David was a good firemeister. Though his favorite place to sit and read after a long day was in the new family room, during the cold months, he usually remained here in the back of the house. We never did figure out what to call this room. In reality, it's the kitchen -- but it was actually the family room, too -- I thought, maybe, parlor -- but that's just too stuffy for us. The reading room? Maybe ... the fire room? That doesn't flow off the tongue easily. It remains, simply, and non-poetically, the back room. Nonetheless ... the firemeister was as crucial to Bailey life as the dishes-doer. This back room gets very cold overnight from November through March. It's not easy to abandon those warm covers to descend to the dark, coldness of a midwinter kitchen to prepare breakfasts and lunches for schoolgoers. It's much more easily accomplished when you know that there is a roaring fire just waiting to welcome you into the day, announced with a delivered cup of good, strong coffee. The firemeister provided both of these delights. I miss those mornings.

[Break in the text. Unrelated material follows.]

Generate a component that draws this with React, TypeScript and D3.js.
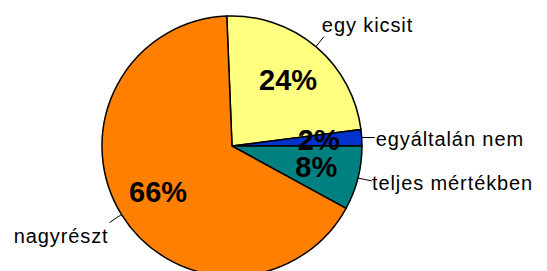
import * as d3 from 'd3';

// slices in drawing order, clockwise from just left of 12 o'clock
const categories = ['egy kicsit', 'egyáltalán nem', 'teljes mértékben', 'nagyrészt'];
const values = [23.6, 2.0, 8.0, 66.4];
const percentLabels = ['24%', '2%', '8%', '66%'];
const colors = ['#FFFF80', '#0033CC', '#008080', '#FF8000'];

// leader line offsets from the pie edge and text placement (layout only)
const leaders = [
  { dx: 8, dy: -10, tx: -2, ty: -5, anchor: 'start' },
  { dx: 13, dy: 0, tx: 1, ty: 8, anchor: 'start' },
  { dx: 14, dy: 3, tx: 0, ty: 9, anchor: 'start' },
  { dx: -12, dy: 8, tx: -1, ty: 20, anchor: 'end' },
];

export default function App() {
  const width = 547;
  const height = 271;
  const cx = 232;
  const cy = 146;
  const radius = 130;
  const start = (-2.3 * Math.PI) / 180;

  const pie = d3
    .pie<number>()
    .sort(null)
    .startAngle(start)
    .endAngle(start + Math.PI * 2)
    .value((d) => d);
  const arcs = pie(values);

  const arc = d3.arc<d3.PieArcDatum<number>>().innerRadius(0).outerRadius(radius);
  const labelArc = d3.arc<d3.PieArcDatum<number>>().innerRadius(87).outerRadius(87);
  const edgeArc = d3.arc<d3.PieArcDatum<number>>().innerRadius(radius).outerRadius(radius);

  return (
    <svg
      width={width}
      height={height}
      style={{ position: 'absolute', left: 0, top: 0, background: '#fff' }}
      fontFamily="'Liberation Sans', Arial, sans-serif"
    >
      <g transform={`translate(${cx},${cy})`}>
        {arcs.map((a, i) => (
          <path key={categories[i]} d={arc(a) || ''} fill={colors[i]} stroke="#000" strokeWidth={1.5} strokeLinejoin="round" />
        ))}
        {arcs.map((a, i) => {
          const [x, y] = labelArc.centroid(a);
          return (
            <text key={'p' + i} x={x} y={y + 10} textAnchor="middle" fontWeight="bold" fontSize={29} fill="#000">
              {percentLabels[i]}
            </text>
          );
        })}
        {arcs.map((a, i) => {
          const [x, y] = edgeArc.centroid(a);
          const l = leaders[i];
          const x2 = x + l.dx;
          const y2 = y + l.dy;
          return (
            <g key={'l' + i}>
              <line x1={x} y1={y} x2={x2} y2={y2} stroke="#000" strokeWidth={1} />
              <text x={x2 + l.tx} y={y2 + l.ty} textAnchor={l.anchor as any} fontSize={20} letterSpacing={0.9} fill="#000">
                {categories[i]}
              </text>
            </g>
          );
        })}
      </g>
    </svg>
  );
}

So I just lit the fire. I'm pausing to glance over to see if the one match was sufficient. That's very important, don't you know -- a one match fire. Alas, it is burning well. David would be pleased. Heck, I am pleased. I have plenty of wood brought up to the back door from my hurricane preparations, so that will hold me for a while. I have some reading to do, so I'll just hang out in this room tonight. My feet are already getting hot. I may have to remove these handknit socks of mine.

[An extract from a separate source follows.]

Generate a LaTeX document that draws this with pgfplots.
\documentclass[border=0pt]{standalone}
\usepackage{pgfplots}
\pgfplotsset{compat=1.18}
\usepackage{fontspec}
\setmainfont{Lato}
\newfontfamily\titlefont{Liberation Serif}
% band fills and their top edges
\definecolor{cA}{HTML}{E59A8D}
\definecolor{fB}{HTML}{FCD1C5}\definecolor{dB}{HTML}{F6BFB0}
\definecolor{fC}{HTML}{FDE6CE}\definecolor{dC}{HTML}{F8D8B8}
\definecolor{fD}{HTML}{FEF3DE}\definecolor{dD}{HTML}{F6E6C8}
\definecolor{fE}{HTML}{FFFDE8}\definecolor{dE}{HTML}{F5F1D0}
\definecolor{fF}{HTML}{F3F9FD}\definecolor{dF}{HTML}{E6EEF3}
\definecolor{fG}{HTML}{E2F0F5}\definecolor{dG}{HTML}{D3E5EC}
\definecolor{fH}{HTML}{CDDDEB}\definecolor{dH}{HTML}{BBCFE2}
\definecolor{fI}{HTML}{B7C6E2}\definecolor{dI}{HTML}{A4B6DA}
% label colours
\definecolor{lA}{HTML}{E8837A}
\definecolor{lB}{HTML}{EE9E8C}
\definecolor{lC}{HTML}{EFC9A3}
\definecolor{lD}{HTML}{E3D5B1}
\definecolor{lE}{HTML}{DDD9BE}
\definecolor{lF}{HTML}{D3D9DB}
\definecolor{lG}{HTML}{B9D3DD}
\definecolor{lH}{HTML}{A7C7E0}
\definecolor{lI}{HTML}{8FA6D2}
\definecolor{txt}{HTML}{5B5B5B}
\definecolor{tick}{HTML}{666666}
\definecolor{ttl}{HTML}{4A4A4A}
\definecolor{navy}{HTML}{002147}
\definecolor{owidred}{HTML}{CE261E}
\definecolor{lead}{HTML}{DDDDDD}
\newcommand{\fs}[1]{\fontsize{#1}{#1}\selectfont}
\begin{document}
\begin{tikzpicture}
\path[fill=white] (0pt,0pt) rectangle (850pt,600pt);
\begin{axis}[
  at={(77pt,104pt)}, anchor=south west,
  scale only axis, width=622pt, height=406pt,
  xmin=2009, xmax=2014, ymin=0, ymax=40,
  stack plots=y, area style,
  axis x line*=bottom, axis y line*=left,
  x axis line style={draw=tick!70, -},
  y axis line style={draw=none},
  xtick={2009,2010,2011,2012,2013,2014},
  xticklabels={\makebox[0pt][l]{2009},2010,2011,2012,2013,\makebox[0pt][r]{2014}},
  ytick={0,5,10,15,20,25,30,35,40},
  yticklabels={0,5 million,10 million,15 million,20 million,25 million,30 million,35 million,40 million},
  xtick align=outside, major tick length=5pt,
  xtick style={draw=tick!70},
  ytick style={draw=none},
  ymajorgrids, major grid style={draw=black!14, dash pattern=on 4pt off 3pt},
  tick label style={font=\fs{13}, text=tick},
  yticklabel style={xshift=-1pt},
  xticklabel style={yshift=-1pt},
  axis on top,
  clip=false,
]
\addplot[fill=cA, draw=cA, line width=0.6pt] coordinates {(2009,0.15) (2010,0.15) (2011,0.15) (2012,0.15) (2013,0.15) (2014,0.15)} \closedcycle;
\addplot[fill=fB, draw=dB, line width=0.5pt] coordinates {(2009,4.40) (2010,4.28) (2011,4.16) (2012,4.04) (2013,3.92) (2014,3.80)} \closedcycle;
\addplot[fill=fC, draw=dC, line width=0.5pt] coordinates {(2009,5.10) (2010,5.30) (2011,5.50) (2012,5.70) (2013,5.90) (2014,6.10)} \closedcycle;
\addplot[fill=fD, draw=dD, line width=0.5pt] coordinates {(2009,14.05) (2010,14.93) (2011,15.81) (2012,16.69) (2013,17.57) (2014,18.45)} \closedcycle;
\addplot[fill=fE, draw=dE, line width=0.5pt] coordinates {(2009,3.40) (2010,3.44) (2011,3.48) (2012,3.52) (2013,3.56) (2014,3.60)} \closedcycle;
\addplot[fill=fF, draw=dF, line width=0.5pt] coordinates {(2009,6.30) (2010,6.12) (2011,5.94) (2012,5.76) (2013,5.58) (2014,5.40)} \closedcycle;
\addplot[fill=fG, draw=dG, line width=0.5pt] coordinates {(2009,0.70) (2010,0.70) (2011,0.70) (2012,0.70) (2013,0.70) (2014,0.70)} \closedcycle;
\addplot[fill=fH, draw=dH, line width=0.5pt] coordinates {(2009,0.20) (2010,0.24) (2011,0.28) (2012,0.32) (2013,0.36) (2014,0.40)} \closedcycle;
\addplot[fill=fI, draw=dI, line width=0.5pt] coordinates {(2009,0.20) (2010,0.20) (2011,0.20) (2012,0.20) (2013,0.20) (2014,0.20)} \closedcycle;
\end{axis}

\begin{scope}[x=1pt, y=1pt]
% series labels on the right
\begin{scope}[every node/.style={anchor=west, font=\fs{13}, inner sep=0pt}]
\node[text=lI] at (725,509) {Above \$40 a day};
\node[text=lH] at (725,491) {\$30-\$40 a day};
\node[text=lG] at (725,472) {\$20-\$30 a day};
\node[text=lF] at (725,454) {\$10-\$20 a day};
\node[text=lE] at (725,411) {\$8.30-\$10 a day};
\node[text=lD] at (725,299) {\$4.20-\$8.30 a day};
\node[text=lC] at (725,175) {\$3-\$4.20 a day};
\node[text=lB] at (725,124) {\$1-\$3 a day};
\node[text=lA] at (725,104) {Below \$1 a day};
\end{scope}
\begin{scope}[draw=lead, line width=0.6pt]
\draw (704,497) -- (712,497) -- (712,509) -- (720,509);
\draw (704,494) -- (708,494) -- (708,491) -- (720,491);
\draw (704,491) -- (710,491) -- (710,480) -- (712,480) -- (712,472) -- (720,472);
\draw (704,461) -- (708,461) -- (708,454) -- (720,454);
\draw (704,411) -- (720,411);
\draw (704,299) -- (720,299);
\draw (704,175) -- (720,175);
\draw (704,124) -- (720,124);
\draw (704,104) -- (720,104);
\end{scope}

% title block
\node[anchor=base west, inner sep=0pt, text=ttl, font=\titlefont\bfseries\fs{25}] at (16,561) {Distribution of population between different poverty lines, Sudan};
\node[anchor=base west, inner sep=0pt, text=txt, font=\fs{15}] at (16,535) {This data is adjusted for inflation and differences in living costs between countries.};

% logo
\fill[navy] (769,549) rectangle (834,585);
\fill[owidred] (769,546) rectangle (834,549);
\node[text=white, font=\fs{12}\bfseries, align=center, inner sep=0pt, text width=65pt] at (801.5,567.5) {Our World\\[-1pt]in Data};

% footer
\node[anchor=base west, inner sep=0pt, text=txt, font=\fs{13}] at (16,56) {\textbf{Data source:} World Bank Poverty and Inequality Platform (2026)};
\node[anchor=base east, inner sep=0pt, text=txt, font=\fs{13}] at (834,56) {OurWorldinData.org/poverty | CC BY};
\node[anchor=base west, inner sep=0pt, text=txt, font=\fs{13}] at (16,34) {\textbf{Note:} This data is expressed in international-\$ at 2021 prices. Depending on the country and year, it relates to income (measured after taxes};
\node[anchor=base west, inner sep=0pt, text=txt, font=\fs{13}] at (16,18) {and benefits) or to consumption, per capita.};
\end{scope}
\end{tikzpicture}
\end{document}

I need to buy some more wooden kitchen matches. I have one box of the strike-anywhere matches left, but don't want to squander them. They were hard to find! and, it seems, that Ohio Blue Tips are no longer made. A few Christmases ago, I got David some neat stuff to go along with our new fireplace. I got him a really handy leather wood carrier that settles perfectly into the hoop log holder that we have. I also got him a cast iron match holder into which you slide a whole box of kitchen (or strike anywhere) matches and they are dispensed out the bottom. It's really cool -- and is the same functional design as the old cat match box that my mother brought from her family home which held residence above our old gas stove in that New Hampshire kitchen. Sadly, we never managed to get the proper mortar drill bits to mount this new one onto the bricks under the mantle. I need to do that sometime! Of course, we also have a popcorn popper and a flue pull -- all in wrought or cast iron. But now it's just me using these things. I just felt a little sad in this moment. Thankfully, I'm handy with a fire.
I just got up to stir my stew. The kitchen smells wonderful -- a heady blend of fire and savory broth. It's nearly intoxicating. However, tonight, the heart of my home is rather quiet -- just me and the RBD (really bad dog). The cold winds outside my door promise coming activity here, though -- the homecoming of my kids for Thanksgiving. I am starting to count the days. For is a home really a home with just one? I just don't know.

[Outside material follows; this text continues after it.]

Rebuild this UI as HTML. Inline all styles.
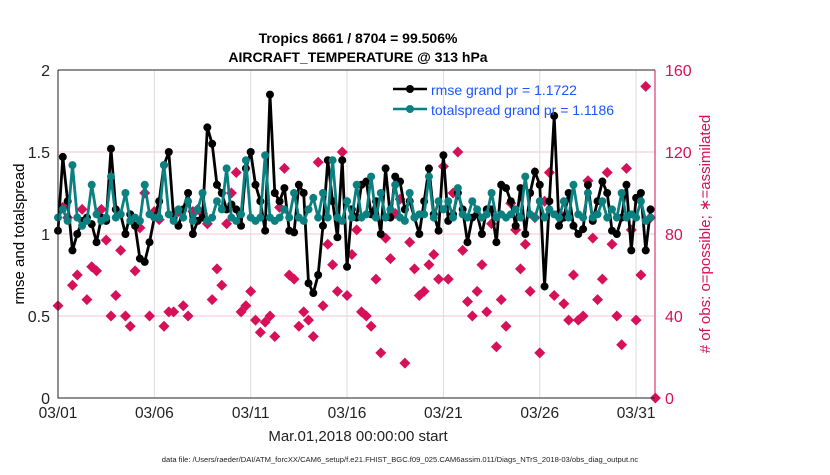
<!DOCTYPE html>
<html><head><meta charset="utf-8"><style>
body{margin:0;background:#fff;}
svg text{font-family:"Liberation Sans",sans-serif;}
</style></head><body>
<svg id="chart" width="830" height="470" xmlns="http://www.w3.org/2000/svg">
<text x="358" y="43" text-anchor="middle" font-size="14" font-weight="bold">Tropics 8661 / 8704 = 99.506%</text>
<text x="358" y="62" text-anchor="middle" font-size="14" font-weight="bold">AIRCRAFT_TEMPERATURE @ 313 hPa</text>
<g id="grid"></g>
<g id="marks"></g>
<g id="axes"></g>
<text transform="translate(24,234) rotate(-90)" text-anchor="middle" font-size="15">rmse and totalspread</text>
<text transform="translate(710,234) rotate(-90)" text-anchor="middle" font-size="15" fill="#d6115a"># of obs: o=possible; ∗=assimilated</text>
<text x="358" y="441" text-anchor="middle" font-size="15" fill="#222">Mar.01,2018 00:00:00 start</text>
<text x="400" y="462" text-anchor="middle" font-size="7.6" fill="#222">data file: /Users/raeder/DAI/ATM_forcXX/CAM6_setup/f.e21.FHIST_BGC.f09_025.CAM6assim.011/Diags_NTrS_2018-03/obs_diag_output.nc</text>
<g>
<line x1="393" y1="89" x2="427" y2="89" stroke="#000" stroke-width="2.5"/>
<circle cx="410" cy="89" r="4" fill="#000"/>
<text x="431" y="95" font-size="14" fill="#1a55ff">rmse grand pr = 1.1722</text>
<line x1="393" y1="109" x2="427" y2="109" stroke="#0b8080" stroke-width="2.5"/>
<circle cx="410" cy="109" r="4" fill="#0b8080"/>
<text x="431" y="115" font-size="14" fill="#1a55ff">totalspread grand pr = 1.1186</text>
</g>
</svg>
<script>
const dayTicks=["03/01","03/06","03/11","03/16","03/21","03/26","03/31"];
const leftTicks=[0,0.5,1,1.5,2];
const rightTicks=[0,40,80,120,160];
const rmse=[1.02,1.47,1.20,0.90,1.00,1.08,1.10,1.06,
0.95,1.10,1.08,1.52,1.15,1.12,1.00,1.12,
1.05,0.85,0.83,0.95,1.10,1.20,1.42,1.50,
1.10,1.05,1.15,1.25,1.00,1.08,1.10,1.65,
1.55,1.30,1.25,1.15,1.18,1.15,1.05,1.40,
1.50,1.30,1.20,1.02,1.85,1.25,1.20,1.28,
1.02,1.01,1.30,1.25,0.70,0.64,0.75,1.05,
1.45,1.20,0.98,1.45,0.80,1.15,1.10,1.30,
1.32,1.12,1.20,1.00,1.40,1.10,1.35,1.32,
1.15,1.20,1.10,1.00,1.20,1.40,1.12,1.02,
1.48,1.08,1.12,1.25,1.15,0.95,1.10,1.12,
1.00,1.15,1.15,0.95,1.30,1.28,1.20,1.05,
1.28,1.00,1.25,1.38,1.30,0.68,1.20,1.72,
1.05,1.10,1.25,1.05,1.00,1.03,1.30,1.08,
1.20,1.32,1.25,1.02,1.00,1.10,1.30,0.90,
1.22,1.25,0.90,1.15];
const spread=[1.10,1.15,1.08,1.42,1.10,1.05,1.08,1.30,
1.12,1.08,1.10,1.35,1.10,1.12,1.25,1.08,
1.10,1.08,1.30,1.12,1.10,1.10,1.42,1.12,
1.08,1.15,1.10,1.20,1.08,1.15,1.25,1.08,
1.10,1.20,1.15,1.40,1.10,1.08,1.12,1.45,
1.10,1.08,1.10,1.48,1.10,1.08,1.10,1.15,
1.10,1.25,1.10,1.08,1.15,1.22,1.10,1.25,
1.10,1.45,1.10,1.08,1.20,1.10,1.30,1.10,
1.12,1.35,1.10,1.25,1.10,1.15,1.30,1.10,
1.08,1.25,1.10,1.12,1.12,1.35,1.10,1.20,
1.15,1.20,1.10,1.28,1.12,1.10,1.20,1.15,
1.10,1.12,1.25,1.10,1.12,1.10,1.12,1.15,
1.10,1.35,1.12,1.10,1.20,1.10,1.15,1.12,
1.10,1.20,1.10,1.30,1.12,1.10,1.25,1.10,
1.12,1.20,1.10,1.15,1.10,1.25,1.10,1.12,
1.10,1.20,1.08,1.10];
const obs=[45,93,88,55,60,92,48,64,
62,92,77,40,50,72,40,35,
62,83,100,40,91,87,35,42,
42,91,45,40,91,92,90,85,
48,63,55,85,100,110,42,45,
52,38,32,37,40,30,93,112,
60,58,35,42,38,30,115,45,
75,65,52,120,50,70,82,42,
40,35,58,22,78,68,90,97,
17,76,63,50,52,65,70,58,
113,58,100,120,72,47,40,52,
65,42,85,25,48,35,95,82,
63,75,52,88,22,96,110,50,
90,46,38,60,38,40,106,78,
48,58,110,75,40,26,112,82,
38,60,152,88,0];
const X0=58,X1=655,Y0=398,Y1=70,DX=19.27/4;
const xs=i=>X0+i*DX;
const xd=d=>X0+d*19.27;
const yl=v=>Y0-(v/2)*(Y0-Y1);
const yr=v=>Y0-(v/160)*(Y0-Y1);
const NS="http://www.w3.org/2000/svg";
function mk(tag,attrs,parent){const e=document.createElementNS(NS,tag);for(const k in attrs)e.setAttribute(k,attrs[k]);parent.appendChild(e);return e;}
const grid=document.getElementById('grid'),marks=document.getElementById('marks'),axes=document.getElementById('axes');
dayTicks.forEach((t,k)=>{const x=xd(k*5);
const g=mk('line',{x1:x,x2:x,y1:Y1,y2:Y0,stroke:'#dcdcdc','stroke-width':1},grid);


const tx=mk('text',{x:x,y:418,'text-anchor':'middle','font-size':15.5,fill:'#222'},axes);tx.textContent=t;

});
rightTicks.forEach(v=>{const y=yr(v);
if(v>0&&v<160){const g=mk('line',{x1:X0,x2:X1,y1:y,y2:y,stroke:'#f6c6d6','stroke-width':1},grid);

}
const tx=mk('text',{x:X1+10,y:y+6,'font-size':16,fill:'#d6115a'},axes);tx.textContent=v;

});
leftTicks.forEach(v=>{const y=yl(v);
const tx=mk('text',{x:X0-8,y:y+6,'text-anchor':'end','font-size':16,fill:'#222'},axes);tx.textContent=v;

});
obs.forEach((v,i)=>{const x=xs(i),y=yr(v);
const d=mk('path',{d:`M${x} ${y-5.5}L${x+5.5} ${y}L${x} ${y+5.5}L${x-5.5} ${y}Z`,fill:'#d6115a'},marks);

});
function series(arr,col,name){
const p=mk('polyline',{points:arr.map((v,i)=>xs(i)+','+yl(v)).join(' '),fill:'none',stroke:col,'stroke-width':2.8},marks);


arr.forEach((v,i)=>{const c=mk('circle',{cx:xs(i),cy:yl(v),r:4,fill:col},marks);

});}
series(rmse,'#000','rmse');
series(spread,'#0b8080','totalspread');
const fr=mk('path',{d:`M${X0} ${Y1}V${Y0}H${X1}`,fill:'none',stroke:'#222','stroke-width':1},axes);


const tp=mk('line',{x1:X0,x2:X1,y1:Y1,y2:Y1,stroke:'#222','stroke-width':1},axes);


const ra=mk('line',{x1:X1,x2:X1,y1:Y1,y2:Y0,stroke:'#d6115a','stroke-width':1},axes);


</script>
</body></html>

A friend told me about someone she knew -- a woman who had been widowed -- but who had found love again. That alone is unremarkable -- but there's more. The wonderful man who now loves her had the diamond from her first engagement ring made into a new ring that symbolized this new loving commitment for each other that embraced the love she would always have for her first husband. Read that again. It's a beautiful thing. I look around my home and see countless pictures of David -- with me, with the kids, by himself -- and so many things that were his -- or were ours together. I can't imagine just getting rid of them because of a new relationship. This makes deep sense to me. I don't think I will ever be able to empty my heart, my soul or my home of David. Any man would expect me to do so would surely be a man who neither knows me nor loves me well. That sounds rather unyielding, but I think it's very true. If a dead man can scare a guy off, that's no guy for me. Most importantly, David is part of the heart of our home -- he's a part of my children and he's a part of me. For me to remove him from my heart would injure my children -- and myself. Our home would no longer be whole.
I pieced a quilt top a long time ago -- but never finished the quilt. I will one day, I hope -- because it's really quite special. One of the center blocks is called "Log Cabin." It has a hearth -- the center block -- which is usually some hue of red because it symbolizes the heart around which the cabin is constructed. Of course in these modern times where we don't rely on our hearths for our very subsistence, it becomes more symbolic. But in this home, we do gather around the hearth as it is in our kitchen. Though we could get a bigger Christmas tree if we put it in the front window, every year its place remains by the hearth because that's where we want to be. It is where all of our hearts come together. I love that.
Oooohhh -- I'm seeing purple and green flames now. I tossed in a couple of those color-changing pinecones, also an old Christmas present. Now my fire is flashy as well as hot. And my stew is ready. I'm out of wine, sadly ... so I'll have to settle for milk. But that's okay. It will go better with the experimental cookie I'm going to nibble for dessert. Then I'll move closer to the hearth to settle-in for a nice, warm read.